Netflix Just Broke Your Family Group Chat
Remember when sharing your Netflix password was a cute little act of rebellion? A way to say "I love you" to your college roommate without actually texting. That’s dead. Netflix killed it. And if you think this is about fairness or some noble fight against freeloaders, you’re not paying attention.
This is about survival. Netflix added 9 million subscribers last quarter—sounds great, right? But those aren’t new converts. Those are your cousins, your ex-roommates, your mom’s neighbor who finally got tired of the “this account is being used in too many locations” pop-up. They paid up. Because Netflix made it too annoying not to. And that stinks of panic.
Let’s rewind. For years, Netflix looked the other way on password sharing. Why? Because they were growing like crazy. New subscribers in India, Brazil, Japan—who cared if some guy in Ohio was sharing with his sister in Chicago? The numbers kept going up. But then the streaming wars hit. Disney+. HBO Max. Apple TV+. Paramount+. Peacock. Every studio with a vault and a grudge launched their own platform. Suddenly, Netflix wasn’t the only game. It was the most expensive game. And people started canceling.
That’s when the anxiety set in. Netflix’s stock tanked in 2022—lost 70% of its value in six months. Why? Because they admitted what everyone suspected: growth was stalling. New subscribers weren’t flooding in. The well was dry. So they did what any cornered corporation does—they started squeezing existing customers instead of finding new ones.

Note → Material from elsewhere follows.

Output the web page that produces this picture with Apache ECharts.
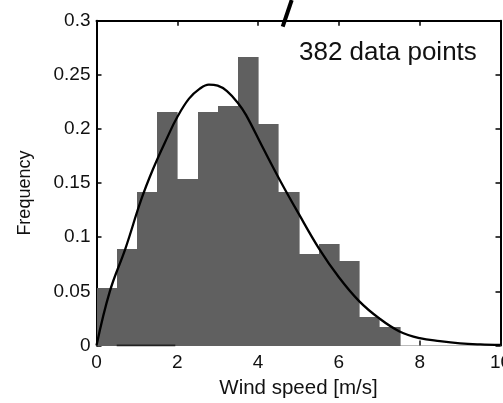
<!DOCTYPE html>
<html>
<head>
<meta charset="utf-8">
<script src="https://cdn.jsdelivr.net/npm/echarts@6/dist/echarts.min.js"></script>
<style>
html,body{margin:0;padding:0;background:#fff;}
#chart{width:503px;height:403px;}
</style>
</head>
<body>
<div id="chart"></div>
<script>
// Histogram bins (wind speed, m/s) and frequencies
const binLeft  = [0, 0.5, 1, 1.5, 2, 2.5, 3, 3.5, 4, 4.5, 5, 5.5, 6, 6.5, 7, 7.5];
const binRight = [0.5, 1, 1.5, 2, 2.5, 3, 3.5, 4, 4.5, 5, 5.5, 6, 6.5, 7, 7.5, 8];
const frequency = [0.0527, 0.089, 0.142, 0.2155, 0.1536, 0.2155, 0.2212, 0.2668, 0.2047, 0.1419, 0.0843, 0.0942, 0.0781, 0.0265, 0.0167, 0];

// Fitted distribution curve
const curveX = [0, 0.33, 0.72, 1.1, 1.4, 1.75, 2.0, 2.29, 2.55, 2.78, 3.0, 3.23, 3.5, 3.7, 4.1, 4.55, 5.0, 5.5, 6.0, 6.5, 7.0, 7.5, 8.0, 8.5, 9.0, 9.5, 10];
const curveY = [0, 0.05, 0.09, 0.134, 0.163, 0.192, 0.211, 0.228, 0.237, 0.241, 0.24, 0.235, 0.224, 0.213, 0.184, 0.152, 0.122, 0.09, 0.063, 0.041, 0.025, 0.013, 0.0068, 0.004, 0.002, 0.001, 0.0005];

// Dark baseline segment visible in the original
const baseSegX = [0.5, 1.95];
const baseSegY = [0, 0];

const xTicks = [0, 2, 4, 6, 8, 10];
const yTicks = [0, 0.05, 0.1, 0.15, 0.2, 0.25, 0.3];
const annotation = '382 data points';
const xName = 'Wind speed [m/s]';
const yName = 'Frequency';

const font = 'Arial, "Liberation Sans", Helvetica, sans-serif';
const chart = echarts.init(document.getElementById('chart'), null, {renderer: 'canvas'});

const barData = binLeft.map((l, i) => [l, binRight[i], frequency[i]]);
const curveData = curveX.map((x, i) => [x, curveY[i]]);
const segData = baseSegX.map((x, i) => [x, baseSegY[i]]);

const xMin = xTicks[0], xMax = xTicks[xTicks.length - 1];
const yMin = yTicks[0], yMax = yTicks[yTicks.length - 1];

chart.setOption({
  animation: false,
  backgroundColor: '#fff',
  grid: {left: 96.5, right: 2.5, top: 20.7, bottom: 57.5, containLabel: false, outerBoundsMode: 'none'},
  xAxis: [{
    type: 'value', position: 'bottom', min: xMin, max: xMax, interval: 2,
    name: xName, nameLocation: 'middle', nameGap: 29,
    nameTextStyle: {fontFamily: font, fontSize: 20.5, color: '#111'},
    axisLine: {show: true, onZero: false, lineStyle: {color: '#bbbbbb', width: 1}},
    axisTick: {show: true, inside: true, length: 5, lineStyle: {color: '#111', width: 1.5}},
    axisLabel: {fontFamily: font, fontSize: 19, color: '#111', margin: 8, hideOverlap: false},
    splitLine: {show: false}
  }, {
    type: 'value', position: 'top', min: xMin, max: xMax, interval: 2,
    axisLine: {show: true, onZero: false, lineStyle: {color: '#000', width: 2}},
    axisTick: {show: true, inside: true, length: 5, lineStyle: {color: '#000', width: 1.5}},
    axisLabel: {show: false},
    splitLine: {show: false}
  }],
  yAxis: [{
    type: 'value', position: 'left', min: yMin, max: yMax, interval: 0.05,
    name: yName, nameLocation: 'middle', nameGap: 62, nameRotate: 90,
    nameTextStyle: {fontFamily: font, fontSize: 18, color: '#111', padding: [0, 20, 0, 0]},
    axisLine: {show: true, onZero: false, lineStyle: {color: '#000', width: 2}},
    axisTick: {show: true, inside: true, length: 5, lineStyle: {color: '#000', width: 1.5}},
    axisLabel: {fontFamily: font, fontSize: 19, color: '#111', margin: 6},
    splitLine: {show: false}
  }, {
    type: 'value', position: 'right', min: yMin, max: yMax, interval: 0.05,
    axisLine: {show: true, onZero: false, lineStyle: {color: '#000', width: 2}},
    axisTick: {show: true, inside: true, length: 5, lineStyle: {color: '#000', width: 1.5}},
    axisLabel: {show: false},
    splitLine: {show: false}
  }],
  series: [{
    type: 'custom',
    xAxisIndex: 0, yAxisIndex: 0,
    data: barData,
    encode: {x: [0, 1], y: 2},
    renderItem: function (params, api) {
      const p0 = api.coord([api.value(0), api.value(2)]);
      const p1 = api.coord([api.value(1), 0]);
      const x0 = Math.round(p0[0]), x1 = Math.round(p1[0]);
      const y0 = Math.round(p0[1]), y1 = Math.round(p1[1]);
      return {
        type: 'rect',
        shape: {x: x0, y: y0, width: x1 - x0 + 0.6, height: y1 - y0},
        style: {fill: '#606060', stroke: null}
      };
    },
    z: 2
  }, {
    type: 'line',
    xAxisIndex: 0, yAxisIndex: 0,
    data: segData,
    symbol: 'none',
    lineStyle: {color: '#222', width: 2},
    z: 3
  }, {
    type: 'line',
    xAxisIndex: 0, yAxisIndex: 0,
    data: curveData,
    symbol: 'none',
    smooth: 0.4,
    lineStyle: {color: '#000', width: 2.3},
    z: 4
  }],
  graphic: [{
    type: 'text',
    left: 299, top: 40,
    style: {text: annotation, fontFamily: font, fontSize: 26, fill: '#111'},
    z: 10
  }, {
    type: 'line',
    shape: {x1: 291.7, y1: 0, x2: 282.7, y2: 26.7},
    style: {stroke: '#000', lineWidth: 4},
    z: 10
  }]
});
</script>
</body>
</html>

The crackdown is brutal. Netflix now tracks where you log in from. If you’re not at your “primary household” for more than 31 days? They flag you. They’ll ask you to verify your device with a code sent to the account owner’s phone. And if you don’t? They block the stream. No warnings. No grace period. Just a black screen and a link to buy your own plan.
And the pricing? It’s designed to make you feel stupid for sharing. A standard plan is $15.49 a month. But if you want to share with someone outside your house? That’s an extra $7.99 per person per month. So your broke nephew in college now costs you almost $200 extra a year. Or he gets his own account—and Netflix counts him as “growth.”

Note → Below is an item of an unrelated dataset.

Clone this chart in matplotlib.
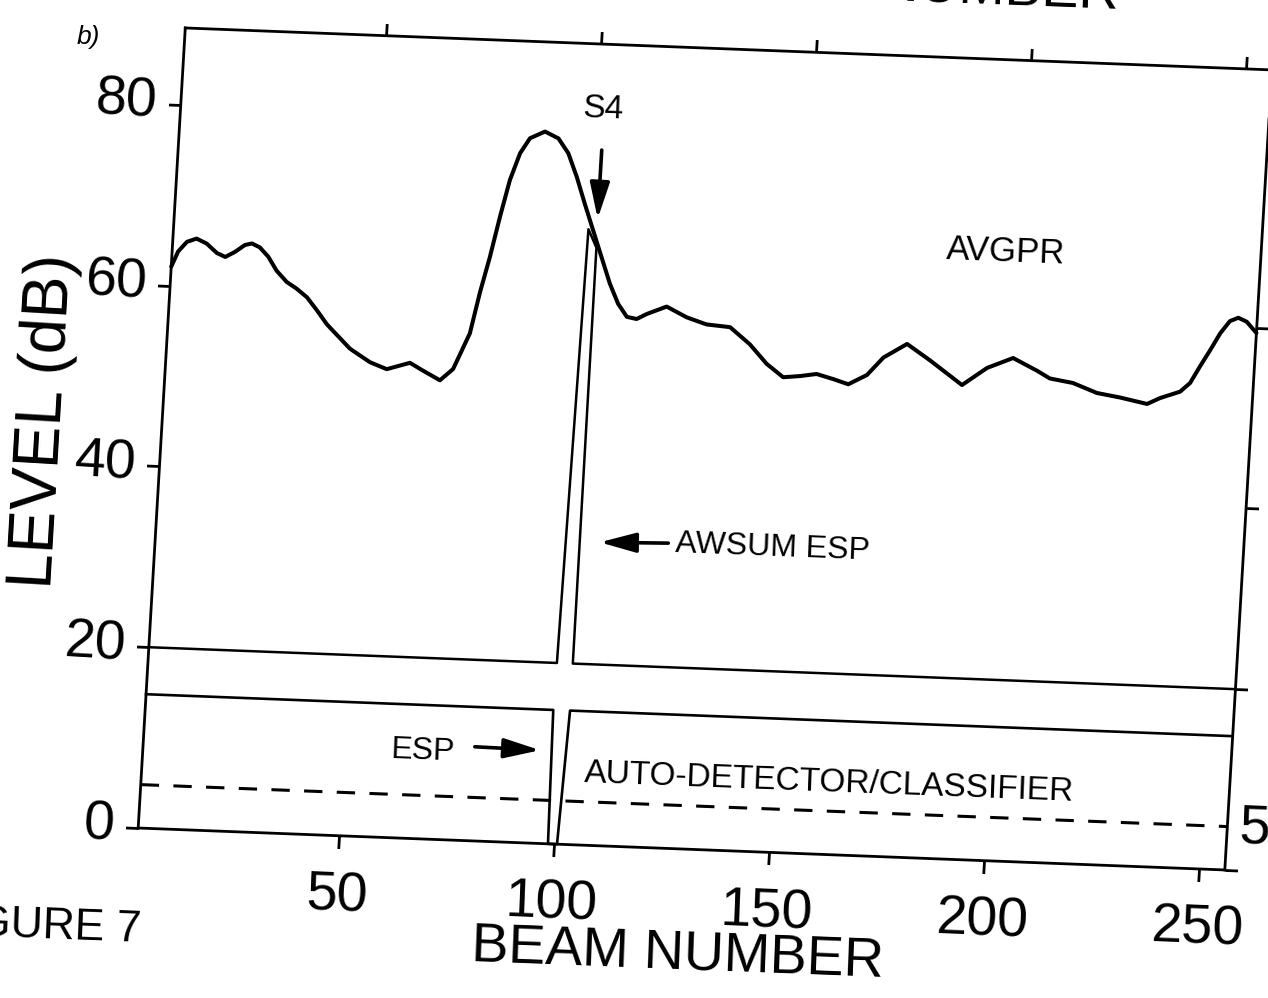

Here’s the part that keeps me up at night: this isn’t a one-off. Every streaming service is watching Netflix’s move. Disney+ already announced its own crackdown. Max is toying with the idea. Peacock hasn’t acted yet, but you know they’re waiting. This is the new normal. Your family group chat, where you used to trade passwords like trading cards? It’s becoming a liability. A security risk. A tax on friendship.
And the worst part? It might work. Netflix’s stock is up again. They added 5.9 million subscribers in the first quarter of 2024 alone, thanks to the crackdown. Wall Street cheered. Analysts called it a “masterstroke.” But that growth is a lie. It’s not new customers loving the service—it’s the same customers paying more. That’s not sustainable. That’s a sugar high.

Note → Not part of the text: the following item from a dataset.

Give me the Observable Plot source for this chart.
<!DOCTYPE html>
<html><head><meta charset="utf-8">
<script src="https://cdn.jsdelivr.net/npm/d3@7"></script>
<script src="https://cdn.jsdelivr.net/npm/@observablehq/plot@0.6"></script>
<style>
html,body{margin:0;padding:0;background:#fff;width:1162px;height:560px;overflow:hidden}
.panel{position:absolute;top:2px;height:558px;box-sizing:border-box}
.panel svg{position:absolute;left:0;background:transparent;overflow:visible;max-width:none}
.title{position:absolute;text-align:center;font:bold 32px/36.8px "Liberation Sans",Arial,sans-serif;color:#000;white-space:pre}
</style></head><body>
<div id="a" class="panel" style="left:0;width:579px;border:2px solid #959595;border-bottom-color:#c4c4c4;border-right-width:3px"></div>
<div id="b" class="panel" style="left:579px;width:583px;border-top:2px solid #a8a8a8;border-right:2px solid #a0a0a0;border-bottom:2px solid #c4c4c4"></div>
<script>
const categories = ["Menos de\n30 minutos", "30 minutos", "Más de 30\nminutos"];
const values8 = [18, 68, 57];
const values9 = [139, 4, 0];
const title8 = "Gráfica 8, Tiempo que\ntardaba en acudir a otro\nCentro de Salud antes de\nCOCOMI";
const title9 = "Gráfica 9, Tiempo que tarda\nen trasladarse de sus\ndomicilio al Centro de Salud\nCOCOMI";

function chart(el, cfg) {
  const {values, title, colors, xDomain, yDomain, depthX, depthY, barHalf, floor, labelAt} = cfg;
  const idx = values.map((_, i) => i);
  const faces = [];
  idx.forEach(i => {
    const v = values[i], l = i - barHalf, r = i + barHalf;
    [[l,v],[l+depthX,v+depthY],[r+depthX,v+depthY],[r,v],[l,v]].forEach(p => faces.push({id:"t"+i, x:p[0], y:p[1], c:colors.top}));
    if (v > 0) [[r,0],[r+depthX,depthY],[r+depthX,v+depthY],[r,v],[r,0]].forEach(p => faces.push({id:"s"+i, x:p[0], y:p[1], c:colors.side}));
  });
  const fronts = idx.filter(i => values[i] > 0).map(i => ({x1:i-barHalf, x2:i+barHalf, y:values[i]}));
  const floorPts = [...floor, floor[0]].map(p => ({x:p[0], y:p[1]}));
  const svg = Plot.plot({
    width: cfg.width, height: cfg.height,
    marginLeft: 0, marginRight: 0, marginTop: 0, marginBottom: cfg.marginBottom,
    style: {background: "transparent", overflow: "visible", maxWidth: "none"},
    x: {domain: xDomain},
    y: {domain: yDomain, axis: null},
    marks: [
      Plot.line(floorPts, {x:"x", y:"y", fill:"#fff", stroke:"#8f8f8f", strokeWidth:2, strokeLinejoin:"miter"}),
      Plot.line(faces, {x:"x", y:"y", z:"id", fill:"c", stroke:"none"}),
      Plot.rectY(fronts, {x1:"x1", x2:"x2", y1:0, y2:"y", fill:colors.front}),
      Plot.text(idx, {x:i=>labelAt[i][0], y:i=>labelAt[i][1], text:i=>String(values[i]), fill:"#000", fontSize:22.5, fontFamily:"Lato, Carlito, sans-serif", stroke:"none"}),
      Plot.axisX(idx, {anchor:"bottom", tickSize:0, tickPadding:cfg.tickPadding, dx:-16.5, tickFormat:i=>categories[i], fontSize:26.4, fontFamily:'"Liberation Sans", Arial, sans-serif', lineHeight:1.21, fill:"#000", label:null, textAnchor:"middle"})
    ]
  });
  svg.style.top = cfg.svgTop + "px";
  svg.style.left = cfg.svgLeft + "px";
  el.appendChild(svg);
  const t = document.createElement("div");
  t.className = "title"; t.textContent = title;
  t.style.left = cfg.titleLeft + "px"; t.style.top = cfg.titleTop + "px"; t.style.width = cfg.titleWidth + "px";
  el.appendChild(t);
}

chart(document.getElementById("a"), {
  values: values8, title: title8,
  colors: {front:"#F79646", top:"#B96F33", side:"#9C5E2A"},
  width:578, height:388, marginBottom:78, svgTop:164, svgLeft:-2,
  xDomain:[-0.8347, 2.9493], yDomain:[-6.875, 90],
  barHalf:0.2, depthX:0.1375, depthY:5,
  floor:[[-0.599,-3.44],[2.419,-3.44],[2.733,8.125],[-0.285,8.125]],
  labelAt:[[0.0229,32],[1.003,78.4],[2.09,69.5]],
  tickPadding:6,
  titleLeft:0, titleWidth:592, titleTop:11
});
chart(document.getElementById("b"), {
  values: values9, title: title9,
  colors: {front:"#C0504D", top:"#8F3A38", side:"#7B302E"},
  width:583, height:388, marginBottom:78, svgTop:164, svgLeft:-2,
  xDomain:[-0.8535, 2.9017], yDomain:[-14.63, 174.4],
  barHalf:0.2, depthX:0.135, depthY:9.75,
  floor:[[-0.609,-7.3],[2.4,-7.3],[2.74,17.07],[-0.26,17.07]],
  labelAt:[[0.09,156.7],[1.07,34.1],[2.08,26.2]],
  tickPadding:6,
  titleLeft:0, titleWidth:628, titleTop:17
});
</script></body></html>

So what happens next? Either Netflix invests that cash into better shows (and stops canceling everything after two seasons), or they get greedy. If they keep squeezing, people will leave. Not in a dramatic mass exodus—but slowly, silently. One person in the group chat will say, “Hey, I’m just gonna cancel my Netflix. I barely watch it anyway.” And then another. And another. And suddenly, the crackdown that saved them becomes the thing that sinks them.
Right now, I feel like we’re all standing on a frozen lake, and Netflix just drove a truck onto the ice. The crack is spreading. You don’t know where it ends. But you know one thing for sure: the old way is gone. And no one’s telling you what comes next.